Benim gibi göklerdeki hedeflerine göz dikmiş kız çocukların sana her geçen gün şükrediyor. Kaybolmuş Türk kadınlarına kendi gücünü hatırlattığın ve sahip çıktığın için sana minnettar her biri. “İnsan topluluğu kadın ve erkek denilen iki cins insandan mürekkeptir. Kabil midir ki, bu kütlenin bir parçasını ilerletelim, ötekini ihmal edelim de kütlenin bütünlüğü ilerleyebilsin? Mümkün müdür ki, bir cismin yarısı toprağa zincirlerle bağlı kaldıkça öteki kısmı göklere yükselebilsin?” demiş bir liderin kızlarıyız ki kimseye boyun eğmez, kimsenin buyruğuna gelemeyiz. Daha Avrupa kabul etmemişken kadınlarına sahip çıkmış, onlara haklarını öğretmiş sen şimdi hepimizin babası, öğretmeni, yol göstericisi ve dahasısın.

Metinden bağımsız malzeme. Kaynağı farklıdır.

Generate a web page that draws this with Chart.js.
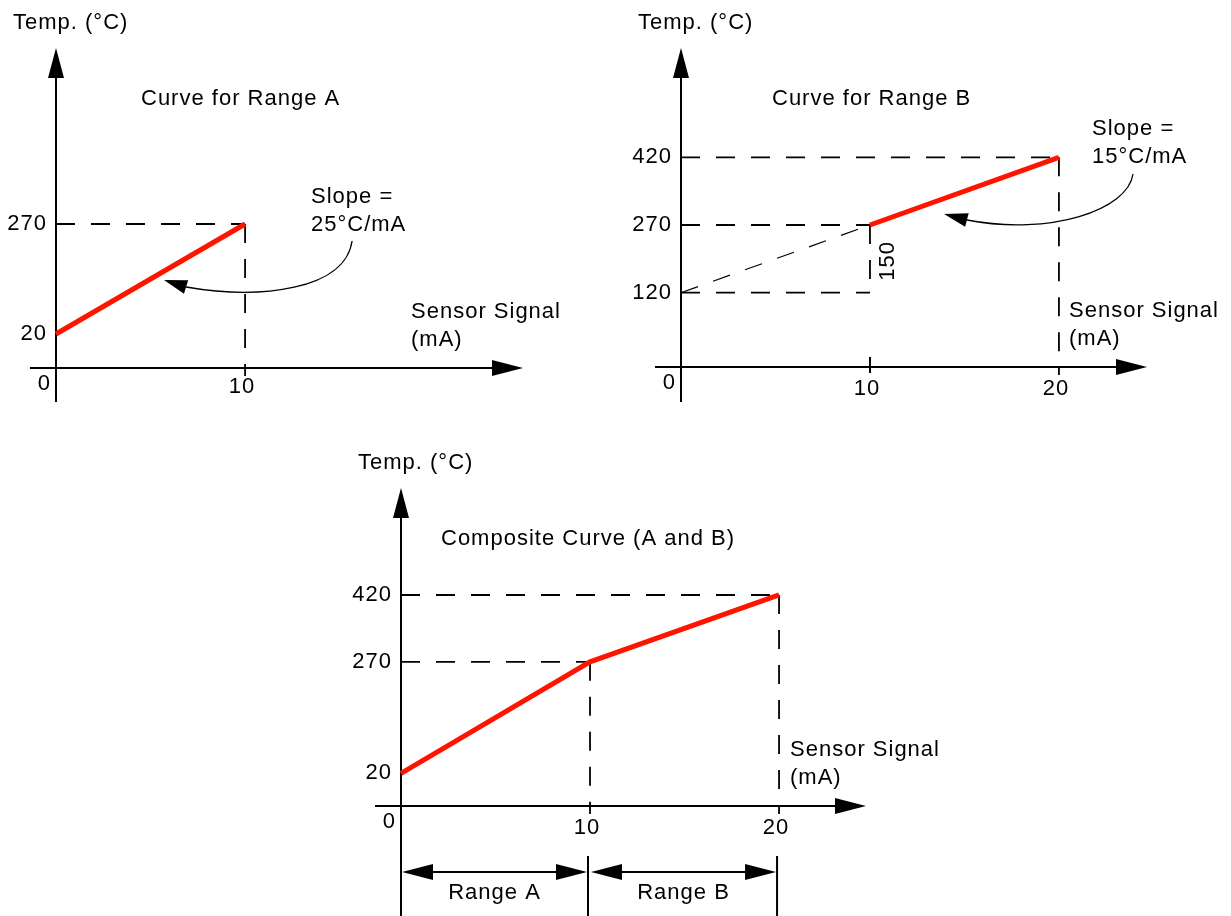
<!DOCTYPE html>
<html>
<head>
<meta charset="utf-8">
<title>Temperature vs Sensor Signal</title>
<script src="https://cdn.jsdelivr.net/npm/chart.js@4/dist/chart.umd.min.js"></script>
<style>
    html, body { margin: 0; padding: 0; background: #fff; }
    #wrap { position: relative; width: 1231px; height: 916px; }
    #wrap canvas { position: absolute; left: 0; top: 0; }
</style>
</head>
<body>
<div id="wrap">
    <canvas id="chartA" width="1231" height="916"></canvas>
    <canvas id="chartB" width="1231" height="916"></canvas>
    <canvas id="chartC" width="1231" height="916"></canvas>
</div>
<script>
// Curve data (sensor signal in mA, temperature in °C)
const signalA = [0, 10];
const tempA = [20, 270];
const signalB = [10, 20];
const tempB = [270, 420];
const signalC = [0, 10, 20];
const tempC = [20, 270, 420];

// Range B extended back to 0 mA
const extSignalB = [0, 10];
const extTempB = [120, 270];

// Tick labels
const xTicksA = [0, 10];
const yTicksA = [20, 270];
const xTicksB = [0, 10, 20];
const yTicksB = [120, 270, 420];
const xTicksC = [0, 10, 20];
const yTicksC = [20, 270, 420];

// Ranges under the composite curve
const rangeBounds = [0, 10, 20];
const rangeNames = ['Range A', 'Range B'];

const FONT = '22px "Liberation Sans", Arial, Helvetica, sans-serif';
const RED = '#ff1400';
const W = 1231, H = 916;

const panelConfigs = {};

function toPoints(xs, ys) {
    return xs.map((v, i) => ({ x: v, y: ys[i] }));
}

function slopeOf(xs, ys) {
    return (ys[ys.length - 1] - ys[0]) / (xs[xs.length - 1] - xs[0]);
}

function setFont(ctx) {
    ctx.font = FONT;
    ctx.letterSpacing = '1px';
}

// Filled triangle, (dx, dy) = direction towards the tip
function arrowHead(ctx, tx, ty, dx, dy, len, half) {
    const n = Math.hypot(dx, dy);
    dx /= n; dy /= n;
    const bx = tx - dx * len, by = ty - dy * len;
    ctx.beginPath();
    ctx.moveTo(tx, ty);
    ctx.lineTo(bx - dy * half, by + dx * half);
    ctx.lineTo(bx + dy * half, by - dx * half);
    ctx.closePath();
    ctx.fill();
}

function drawAxes(chart, cfg) {
    const { ctx, chartArea: a, scales: { x } } = chart;
    const x0 = x.getPixelForValue(0);
    ctx.save();
    ctx.strokeStyle = '#000';
    ctx.fillStyle = '#000';
    ctx.lineWidth = 2;
    ctx.beginPath();
    ctx.moveTo(x0, a.top + 28);
    ctx.lineTo(x0, a.bottom + cfg.yTail);
    ctx.stroke();
    arrowHead(ctx, x0, a.top, 0, -1, 30, 8);
    ctx.beginPath();
    ctx.moveTo(x0 - 26, a.bottom);
    ctx.lineTo(a.right - 28, a.bottom);
    ctx.stroke();
    arrowHead(ctx, a.right, a.bottom, 1, 0, 31, 8);
    (cfg.axisTicks || []).forEach(v => {
        const px = x.getPixelForValue(v);
        ctx.beginPath();
        ctx.moveTo(px, a.bottom - 10);
        ctx.lineTo(px, a.bottom + 6);
        ctx.stroke();
    });
    ctx.restore();
}

// Dashed guide lines to the axes
function drawGuides(chart, cfg) {
    const { ctx, chartArea: a, scales: { x, y } } = chart;
    const x0 = x.getPixelForValue(0);
    ctx.save();
    ctx.strokeStyle = '#000';
    ctx.lineWidth = 1.8;
    ctx.setLineDash([19, 16]);
    cfg.hGuides.forEach(g => {
        ctx.beginPath();
        ctx.moveTo(x0, y.getPixelForValue(g.y));
        ctx.lineTo(x.getPixelForValue(g.x), y.getPixelForValue(g.y));
        ctx.stroke();
    });
    cfg.vGuides.forEach(g => {
        const px = x.getPixelForValue(g.x);
        ctx.beginPath();
        ctx.moveTo(px, y.getPixelForValue(g.from));
        ctx.lineTo(px, g.to === null ? a.bottom + 8 : y.getPixelForValue(g.to));
        ctx.stroke();
    });
    ctx.restore();
}

function drawLabels(chart, cfg) {
    const { ctx, chartArea: a, scales: { x, y } } = chart;
    const x0 = x.getPixelForValue(0);
    ctx.save();
    ctx.fillStyle = '#000';
    setFont(ctx);

    // y tick labels
    ctx.textAlign = 'right';
    ctx.textBaseline = 'middle';
    cfg.yTicks.forEach(v => ctx.fillText(String(v), x0 - 9, y.getPixelForValue(v)));

    // x tick labels
    ctx.textBaseline = 'alphabetic';
    cfg.xTicks.forEach(v => {
        if (v === 0) {
            ctx.textAlign = 'right';
            ctx.fillText('0', x0 - 5, a.bottom + 22);
        } else {
            ctx.textAlign = 'center';
            ctx.fillText(String(v), x.getPixelForValue(v) - 3, a.bottom + cfg.xLabelDrop);
        }
    });

    // axis titles and chart title
    ctx.textAlign = 'left';
    ctx.fillText('Temp. (°C)', a.left - 43, a.top - 19);
    ctx.fillText('Sensor Signal', a.left + cfg.signalDx, a.bottom - 50);
    ctx.fillText('(mA)', a.left + cfg.signalDx, a.bottom - 22);
    ctx.fillText(cfg.title, a.left + cfg.titleDx, a.top + 57);

    if (cfg.slope) {
        ctx.fillText('Slope =', a.left + cfg.slope.dx, a.top + cfg.slope.dy);
        ctx.fillText(cfg.slope.value + '°C/mA', a.left + cfg.slope.dx, a.top + cfg.slope.dy + 28);
    }

    // rise label for the extended line of range B
    if (cfg.rise) {
        const cx = x.getPixelForValue(cfg.rise.x) + 18;
        const cy = (y.getPixelForValue(cfg.rise.from) + y.getPixelForValue(cfg.rise.to)) / 2 + 2;
        ctx.save();
        ctx.translate(cx, cy);
        ctx.rotate(-Math.PI / 2);
        ctx.textAlign = 'center';
        ctx.textBaseline = 'middle';
        ctx.fillText(String(cfg.rise.to - cfg.rise.from), 0, 0);
        ctx.restore();
    }
    ctx.restore();
}

// Curved arrow from the slope text to the line
function drawCallout(chart, cfg) {
    if (!cfg.callout) return;
    const { ctx, scales: { x, y } } = chart;
    const p = cfg.callout.path.map(q => [x.getPixelForValue(q[0]), y.getPixelForValue(q[1])]);
    const t = [x.getPixelForValue(cfg.callout.tip[0]), y.getPixelForValue(cfg.callout.tip[1])];
    ctx.save();
    ctx.strokeStyle = '#000';
    ctx.fillStyle = '#000';
    ctx.lineWidth = 1.3;
    ctx.beginPath();
    ctx.moveTo(p[0][0], p[0][1]);
    ctx.bezierCurveTo(p[1][0], p[1][1], p[2][0], p[2][1], p[3][0], p[3][1]);
    ctx.stroke();
    const len = Math.hypot(t[0] - p[3][0], t[1] - p[3][1]);
    arrowHead(ctx, t[0], t[1], t[0] - p[3][0], t[1] - p[3][1], len, 7);
    ctx.restore();
}

// Range A / Range B dimension arrows below the axis
function drawRanges(chart, cfg) {
    if (!cfg.ranges) return;
    const { ctx, chartArea: a, scales: { x } } = chart;
    const yy = a.bottom + 66;
    ctx.save();
    ctx.strokeStyle = '#000';
    ctx.fillStyle = '#000';
    ctx.lineWidth = 2;
    cfg.ranges.bounds.forEach(v => {
        if (v === 0) return;
        const px = x.getPixelForValue(v) - 2;
        ctx.beginPath();
        ctx.moveTo(px, a.bottom + 50);
        ctx.lineTo(px, H);
        ctx.stroke();
    });
    setFont(ctx);
    ctx.textAlign = 'center';
    cfg.ranges.names.forEach((name, i) => {
        const xl = x.getPixelForValue(cfg.ranges.bounds[i]) + 1;
        const xr = x.getPixelForValue(cfg.ranges.bounds[i + 1]) - 3;
        ctx.beginPath();
        ctx.moveTo(xl + 28, yy);
        ctx.lineTo(xr - 28, yy);
        ctx.stroke();
        arrowHead(ctx, xl, yy, -1, 0, 31, 8);
        arrowHead(ctx, xr, yy, 1, 0, 31, 8);
        ctx.fillText(name, (xl + xr) / 2, a.bottom + 93);
    });
    ctx.restore();
}

const diagramPlugin = {
    id: 'diagram',
    beforeDatasetsDraw(chart) {
        const cfg = panelConfigs[chart.canvas.id];
        drawAxes(chart, cfg);
        drawGuides(chart, cfg);
    },
    afterDatasetsDraw(chart) {
        const cfg = panelConfigs[chart.canvas.id];
        drawLabels(chart, cfg);
        drawCallout(chart, cfg);
        drawRanges(chart, cfg);
    }
};

function redLine(points) {
    return {
        data: points,
        borderColor: RED,
        borderWidth: 5,
        borderCapStyle: 'butt',
        pointRadius: 0,
        tension: 0,
        clip: false
    };
}

function makePanel(id, cfg, datasets) {
    panelConfigs[id] = cfg;
    const a = cfg.area;
    new Chart(document.getElementById(id), {
        type: 'line',
        data: { datasets: datasets },
        options: {
            responsive: false,
            animation: false,
            events: [],
            layout: { padding: { left: a.left, top: a.top, right: W - a.right, bottom: H - a.bottom } },
            scales: {
                x: { type: 'linear', display: false, min: 0, max: cfg.xMax },
                y: { type: 'linear', display: false, min: cfg.yMin, max: cfg.yMax }
            },
            plugins: { legend: { display: false }, tooltip: { enabled: false } }
        },
        plugins: [diagramPlugin]
    });
}

document.addEventListener('DOMContentLoaded', function() {
    // Curve for Range A
    makePanel('chartA', {
        area: { left: 56, top: 48, right: 523, bottom: 368 },
        xMax: 24.7, yMin: -57.3, yMax: 670,
        yTail: 34, xLabelDrop: 25,
        xTicks: xTicksA, yTicks: yTicksA,
        title: 'Curve for Range A', titleDx: 85, signalDx: 355,
        hGuides: [{ x: signalA[1], y: tempA[1] }],
        vGuides: [{ x: signalA[1], from: tempA[1], to: null }],
        slope: { value: slopeOf(signalA, tempA), dx: 255, dy: 155 },
        callout: {
            path: [[15.66, 231.4], [15.29, 120.0], [10.79, 97.3], [6.88, 126.8]],
            tip: [5.71, 142.7]
        }
    }, [redLine(toPoints(signalA, tempA))]);

    // Curve for Range B
    const extLine = redLine(toPoints(extSignalB, extTempB));
    extLine.borderColor = '#000';
    extLine.borderWidth = 1.2;
    extLine.borderDash = [18, 16];
    makePanel('chartB', {
        area: { left: 681, top: 48, right: 1147, bottom: 367 },
        xMax: 24.66, yMin: -44.6, yMax: 662.2,
        yTail: 35, xLabelDrop: 28,
        xTicks: xTicksB, yTicks: yTicksB, axisTicks: [signalB[0]],
        title: 'Curve for Range B', titleDx: 91, signalDx: 388,
        hGuides: [
            { x: signalB[1], y: tempB[1] },
            { x: signalB[0], y: tempB[0] },
            { x: extSignalB[1], y: extTempB[0] }
        ],
        vGuides: [
            { x: signalB[1], from: tempB[1], to: null },
            { x: signalB[0], from: tempB[0], to: extTempB[0] }
        ],
        slope: { value: slopeOf(signalB, tempB), dx: 411, dy: 87 },
        rise: { x: extSignalB[1], from: extTempB[0], to: extTempB[1] },
        callout: {
            path: [[23.92, 383.0], [23.65, 303.2], [19.52, 245.6], [15.13, 281.1]],
            tip: [13.92, 294.4]
        }
    }, [extLine, redLine(toPoints(signalB, tempB))]);

    // Composite Curve (A and B)
    makePanel('chartC', {
        area: { left: 401, top: 488, right: 866, bottom: 806 },
        xMax: 24.6, yMin: -53.4, yMax: 660,
        yTail: 110, xLabelDrop: 28,
        xTicks: xTicksC, yTicks: yTicksC,
        title: 'Composite Curve (A and B)', titleDx: 40, signalDx: 389,
        hGuides: [{ x: signalC[2], y: tempC[2] }, { x: signalC[1], y: tempC[1] }],
        vGuides: [
            { x: signalC[2], from: tempC[2], to: null },
            { x: signalC[1], from: tempC[1], to: null }
        ],
        ranges: { bounds: rangeBounds, names: rangeNames }
    }, [redLine(toPoints(signalC, tempC))]);
});
</script>
</body>
</html>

Cesaretini senden alan bizler asla yere bakmayacağız. Bu topraklardır sizden bize en büyük emanet, müsterih olunuz. İlmek ilmek işlenmiş, uğruna canlar feda edilmiş yurdumuz her parseliyle bize bir hediyedir ve layıkıyla bakmak bize bahşedilmiş mühim bir vazifedir. Sen ki Türklere Türklüğünü hatırlatmış, sen ki Türkleri layık olduğu noktaya koymuş o insan ; gözün arkada kalmasın asla, verdiğiniz savaşı unutmadık ve unutmayacağız da. Döktüğünüz kanlar göklerde dalgalanırken haykırırcasına demek isteriz ki: Ne mutlu Türküm diyene!